→ Recorded information
§ §

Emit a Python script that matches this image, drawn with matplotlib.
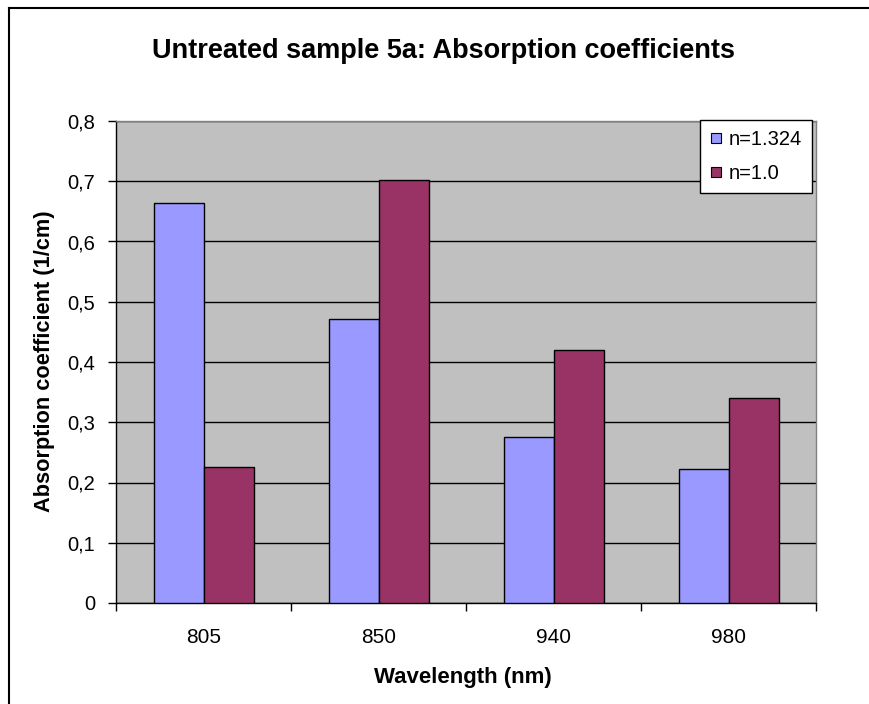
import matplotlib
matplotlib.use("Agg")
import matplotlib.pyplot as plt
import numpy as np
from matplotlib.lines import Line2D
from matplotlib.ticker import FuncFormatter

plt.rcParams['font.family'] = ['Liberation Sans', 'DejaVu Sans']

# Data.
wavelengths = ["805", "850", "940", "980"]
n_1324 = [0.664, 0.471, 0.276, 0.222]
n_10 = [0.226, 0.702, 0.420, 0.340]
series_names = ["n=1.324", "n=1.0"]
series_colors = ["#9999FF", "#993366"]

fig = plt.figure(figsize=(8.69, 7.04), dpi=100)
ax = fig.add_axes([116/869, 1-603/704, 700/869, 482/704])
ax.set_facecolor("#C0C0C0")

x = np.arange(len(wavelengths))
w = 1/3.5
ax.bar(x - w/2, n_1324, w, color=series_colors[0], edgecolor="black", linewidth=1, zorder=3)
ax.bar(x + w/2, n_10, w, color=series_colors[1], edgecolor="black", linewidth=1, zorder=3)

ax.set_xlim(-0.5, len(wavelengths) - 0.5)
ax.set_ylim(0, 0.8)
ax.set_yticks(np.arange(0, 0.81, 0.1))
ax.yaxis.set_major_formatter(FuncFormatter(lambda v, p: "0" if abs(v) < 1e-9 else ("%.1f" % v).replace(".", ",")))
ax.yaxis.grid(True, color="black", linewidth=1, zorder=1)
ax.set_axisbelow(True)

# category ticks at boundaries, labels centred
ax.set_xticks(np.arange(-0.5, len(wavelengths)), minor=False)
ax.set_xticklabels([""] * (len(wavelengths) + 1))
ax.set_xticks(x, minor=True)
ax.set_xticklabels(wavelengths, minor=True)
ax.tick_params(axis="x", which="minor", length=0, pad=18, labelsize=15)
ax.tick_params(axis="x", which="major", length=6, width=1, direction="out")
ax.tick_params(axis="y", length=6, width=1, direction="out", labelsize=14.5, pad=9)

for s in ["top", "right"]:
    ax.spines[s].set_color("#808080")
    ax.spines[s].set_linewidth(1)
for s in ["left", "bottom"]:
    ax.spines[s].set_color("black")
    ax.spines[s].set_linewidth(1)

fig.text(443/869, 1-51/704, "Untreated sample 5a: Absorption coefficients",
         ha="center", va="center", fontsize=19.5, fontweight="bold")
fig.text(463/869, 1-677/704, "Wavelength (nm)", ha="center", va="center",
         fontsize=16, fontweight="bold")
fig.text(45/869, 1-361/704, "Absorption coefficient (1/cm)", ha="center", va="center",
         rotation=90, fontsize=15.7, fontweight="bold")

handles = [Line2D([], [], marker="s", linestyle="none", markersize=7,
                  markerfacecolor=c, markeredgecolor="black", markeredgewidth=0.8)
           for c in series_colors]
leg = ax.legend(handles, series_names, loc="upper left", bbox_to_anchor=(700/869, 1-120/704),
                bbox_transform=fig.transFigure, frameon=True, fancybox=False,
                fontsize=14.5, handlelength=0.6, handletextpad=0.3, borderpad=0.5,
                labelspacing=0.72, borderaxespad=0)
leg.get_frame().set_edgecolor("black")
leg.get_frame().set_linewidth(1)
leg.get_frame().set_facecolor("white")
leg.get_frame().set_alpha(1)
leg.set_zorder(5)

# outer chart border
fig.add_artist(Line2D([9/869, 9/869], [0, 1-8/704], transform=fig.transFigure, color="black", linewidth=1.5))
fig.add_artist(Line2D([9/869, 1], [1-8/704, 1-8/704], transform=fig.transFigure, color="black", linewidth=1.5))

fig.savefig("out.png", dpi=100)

§ §

→ Exercise description
Quote the material in full and exactly; do not carry over its pictures.

→ Answer below
Emit a Python script that matches this image, drawn with matplotlib.
import matplotlib
matplotlib.use("Agg")
import matplotlib.pyplot as plt
import numpy as np
from matplotlib.lines import Line2D
from matplotlib.ticker import FuncFormatter

plt.rcParams['font.family'] = ['Liberation Sans', 'DejaVu Sans']

# Data.
wavelengths = ["805", "850", "940", "980"]
n_1324 = [0.664, 0.471, 0.276, 0.222]
n_10 = [0.226, 0.702, 0.420, 0.340]
series_names = ["n=1.324", "n=1.0"]
series_colors = ["#9999FF", "#993366"]

fig = plt.figure(figsize=(8.69, 7.04), dpi=100)
ax = fig.add_axes([116/869, 1-603/704, 700/869, 482/704])
ax.set_facecolor("#C0C0C0")

x = np.arange(len(wavelengths))
w = 1/3.5
ax.bar(x - w/2, n_1324, w, color=series_colors[0], edgecolor="black", linewidth=1, zorder=3)
ax.bar(x + w/2, n_10, w, color=series_colors[1], edgecolor="black", linewidth=1, zorder=3)

ax.set_xlim(-0.5, len(wavelengths) - 0.5)
ax.set_ylim(0, 0.8)
ax.set_yticks(np.arange(0, 0.81, 0.1))
ax.yaxis.set_major_formatter(FuncFormatter(lambda v, p: "0" if abs(v) < 1e-9 else ("%.1f" % v).replace(".", ",")))
ax.yaxis.grid(True, color="black", linewidth=1, zorder=1)
ax.set_axisbelow(True)

# category ticks at boundaries, labels centred
ax.set_xticks(np.arange(-0.5, len(wavelengths)), minor=False)
ax.set_xticklabels([""] * (len(wavelengths) + 1))
ax.set_xticks(x, minor=True)
ax.set_xticklabels(wavelengths, minor=True)
ax.tick_params(axis="x", which="minor", length=0, pad=18, labelsize=15)
ax.tick_params(axis="x", which="major", length=6, width=1, direction="out")
ax.tick_params(axis="y", length=6, width=1, direction="out", labelsize=14.5, pad=9)

for s in ["top", "right"]:
    ax.spines[s].set_color("#808080")
    ax.spines[s].set_linewidth(1)
for s in ["left", "bottom"]:
    ax.spines[s].set_color("black")
    ax.spines[s].set_linewidth(1)

fig.text(443/869, 1-51/704, "Untreated sample 5a: Absorption coefficients",
         ha="center", va="center", fontsize=19.5, fontweight="bold")
fig.text(463/869, 1-677/704, "Wavelength (nm)", ha="center", va="center",
         fontsize=16, fontweight="bold")
fig.text(45/869, 1-361/704, "Absorption coefficient (1/cm)", ha="center", va="center",
         rotation=90, fontsize=15.7, fontweight="bold")

handles = [Line2D([], [], marker="s", linestyle="none", markersize=7,
                  markerfacecolor=c, markeredgecolor="black", markeredgewidth=0.8)
           for c in series_colors]
leg = ax.legend(handles, series_names, loc="upper left", bbox_to_anchor=(700/869, 1-120/704),
                bbox_transform=fig.transFigure, frameon=True, fancybox=False,
                fontsize=14.5, handlelength=0.6, handletextpad=0.3, borderpad=0.5,
                labelspacing=0.72, borderaxespad=0)
leg.get_frame().set_edgecolor("black")
leg.get_frame().set_linewidth(1)
leg.get_frame().set_facecolor("white")
leg.get_frame().set_alpha(1)
leg.set_zorder(5)

# outer chart border
fig.add_artist(Line2D([9/869, 9/869], [0, 1-8/704], transform=fig.transFigure, color="black", linewidth=1.5))
fig.add_artist(Line2D([9/869, 1], [1-8/704, 1-8/704], transform=fig.transFigure, color="black", linewidth=1.5))

fig.savefig("out.png", dpi=100)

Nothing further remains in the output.